I was out last Sunday taking a look at the Glen Falloch hydro schemes which I had not yet visited. In an earlier post I was very critical of the Loch Lomond and Trossachs National Park for setting out no firm rules about what locations might be suitable for hydro schemes http://parkswatchscotland.co.uk/2016/05/24/glen-falloch-hydro-schemes-2/ . The very last section of its Supplementary Planning Guidance on Renewables though has a section on “Best Practice and Mitigation Measures for Renewables in LLTNPA” which contains some excellent requirements in terms of detailed design and restoration SPG-Renewables-final
The problem in Glen Falloch is that there is extensive evidence that the LLTNPA’s own guidance has not been followed. This is not all the fault of the LLTNPA, because it was the Scottish Government that was responsible for approving the hydro schemes, although the LLTNPA is responsible for enforcing the conditions attached to the planning consent. Since the Scottish Government consulted LLTNPA before agreeing to grant planning permission it is quite difficult to ascertain exactly where responsibility lies. I plan therefore to focus on what in wrong with the schemes in relation to the Park’s own guidance over several posts, starting with the most obvious breach.
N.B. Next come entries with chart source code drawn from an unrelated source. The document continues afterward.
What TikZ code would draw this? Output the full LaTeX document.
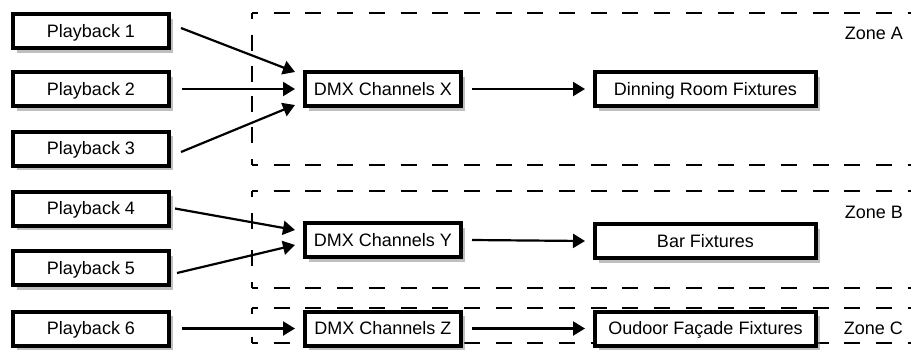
\documentclass[tikz,border=0pt]{standalone}
\usepackage{fontspec}
\setmainfont{Liberation Sans}
\usetikzlibrary{arrows.meta,shadows}
\begin{document}
\begin{tikzpicture}[x=1pt,y=-1pt,
  box/.style={draw=black, fill=white, line width=4pt, inner sep=0pt,
    minimum height=34pt, text height=12.9pt, text depth=0pt,
    font=\fontsize{18}{20}\selectfont,
    general shadow={fill=black!50, opacity=0.5, shadow xshift=3.5pt, shadow yshift=-4.5pt}},
  srcbox/.style={box, minimum width=156pt},
  dmxbox/.style={box, minimum width=156pt},
  fixbox/.style={box, minimum width=221pt},
  arr/.style={line width=2.2pt, -{Triangle[length=12pt,width=14pt]}},
  zoneline/.style={line width=2pt, dash pattern=on 16pt off 15.7pt, dash phase=10pt},
  zonelabel/.style={anchor=east, font=\fontsize{18}{20}\selectfont, inner sep=0pt, text height=12.9pt, text depth=0pt}
]
\useasboundingbox (0,0) rectangle (911,349);

% zones
\foreach \t/\b in {13/165, 191/288, 308/343}{
  \draw[zoneline] (252,\t) -- (940,\t);
  \draw[zoneline] (252,\t) -- (252,{(\t+\b)/2});
  \draw[zoneline] (252,\b) -- (252,{(\t+\b)/2});
  \draw[zoneline] (252,\b) -- (940,\b);
}
\node[zonelabel] (za) at (903,33) {Zone A};
\node[zonelabel] (zb) at (903,212) {Zone B};
\node[zonelabel] (zc) at (903,328) {Zone C};

% sources
\node[srcbox] (p1) at (91,31) {Playback 1};
\node[srcbox] (p2) at (91,89) {Playback 2};
\node[srcbox] (p3) at (91,148.5) {Playback 3};
\node[srcbox] (p4) at (91,208.5) {Playback 4};
\node[srcbox] (p5) at (91,268) {Playback 5};
\node[srcbox] (p6) at (91,328.5) {Playback 6};

% DMX
\node[dmxbox] (dx) at (383,89) {DMX Channels X};
\node[dmxbox] (dy) at (383,240) {DMX Channels Y};
\node[dmxbox] (dz) at (383,328.5) {DMX Channels Z};

% fixtures
\node[fixbox] (fa) at (705.5,89) {Dinning Room Fixtures};
\node[fixbox] (fb) at (705.5,241) {Bar Fixtures};
\node[fixbox] (fc) at (705.5,328.5) {Oudoor Façade Fixtures};

% arrows
\draw[arr] ([xshift=10pt,yshift=3pt]p1.east) -- ([xshift=-8pt,yshift=17pt]dx.west);
\draw[arr] ([xshift=11pt]p2.east) -- ([xshift=-8pt]dx.west);
\draw[arr] ([xshift=10pt,yshift=-3.5pt]p3.east) -- ([xshift=-8pt,yshift=-16pt]dx.west);
\draw[arr] ([xshift=4pt]p4.east) -- ([xshift=-8pt,yshift=10pt]dy.west);
\draw[arr] ([xshift=6pt,yshift=-5pt]p5.east) -- ([xshift=-8pt,yshift=-5pt]dy.west);
\draw[arr] ([xshift=11pt]p6.east) -- ([xshift=-8pt]dz.west);
\draw[arr] ([xshift=9pt]dx.east) -- ([xshift=-8pt]fa.west);
\draw[arr] ([xshift=9pt]dy.east) -- ([xshift=-8pt]fb.west);
\draw[arr] ([xshift=9pt]dz.east) -- ([xshift=-8pt]fc.west);
\end{tikzpicture}
\end{document}
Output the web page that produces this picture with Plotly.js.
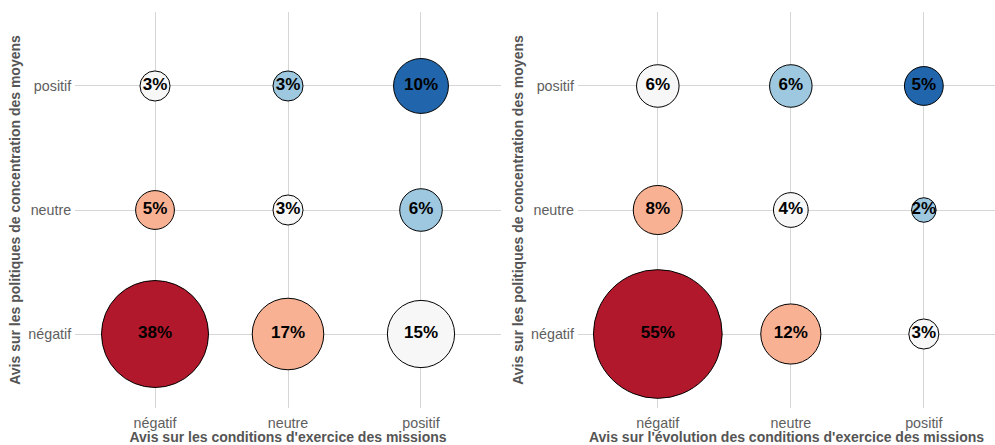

Anyone who has driven north up the A82 in the last year may have observed a bright blue pipe on the left. This is a penstock which feeds waters from the Eas Eonan into the Derrydarroch power station. The first time I saw it I wondered why a bright blue pipe had been allowed in our National Park.
The Park’s Guidance on this makes interesting reading:
Penstocks above ground should follow existing linear features such as watercourse or road routes, and be of a colour matching ground cover features, however it is expected that the penstock will be underground wherever possible.
So, why was planning permission granted to install this penstock? I am not a technical expert and therefore cannot say whether it might have been possible to underground this section of pipe, as was done on the hillside above, but it certainly does not match the ground cover.
While you may only glimpse this section of pipe while speeding by in a car, if you are walking the West Highland Way its in full view from the end of the first of the River Falloch meltwater gorges for well over a kilometre, in other words its not hidden at all. Its impact on the walking experience is therefore significant and I believe is yet another blow to the West Highland Way which is continually promoted as a world class experience without a thought about how the quality of that experience could be preserved or enhanced.
Linked to the pipe in the first phone is another which crosses the River Falloch. It is not visible from the road but is again in full view of the West Highland Way.
Following its statement that colours should match the natural environment, the Park’s Guidance goes on to state:
If the pipeline needs to cross a watercourse, consider whether there is scope to attach it to an existing or proposed bridge, or if the pipeline will require undergrounding, seek advice
from SEPA on how to maintain the hydrological integrity of the watercourse. From a landscape
perspective undergrounding or a location beneath the bridge is preferred.
Unfortunately the Park’s Guidance says nothing about the design of crossings where the pipe cannot be hidden under a bridge or undergrounded. It would be easy however in such situations to use natural materials such as wood to hide the pipe or, here’s a thought, to convert it into a pedestrian bridge.
It looks however that whoever approved the various schemes in Glen Falloch simply ignored the LLTNPA guidance. There was an obvious opportunity for concealing one of the pipes, which also runs into the Derrydarroch power station, where it crosses the Allt a Chuillinn.
New pipe, new bridge but still no-one insisted the pipe should go under the bridge.
There is a lot more blue penstock in Glen Falloch, such as these short sections waiting to be installed at the new dams being created above the Ben Glas falls, an area of wild land if ever there was one.
It appears though that no-one responsible in granting this planning consent cared sufficiently, wild land or not, to require the developer to order penstock in an appropriate colour that met the LLTNPA’s guidance. One wonders what the point of the guidance, which the LLTNPA claims was trailblazing, if no-one follows it.
I am afraid there is a lot more of this to report on but that will have to wait a few weeks.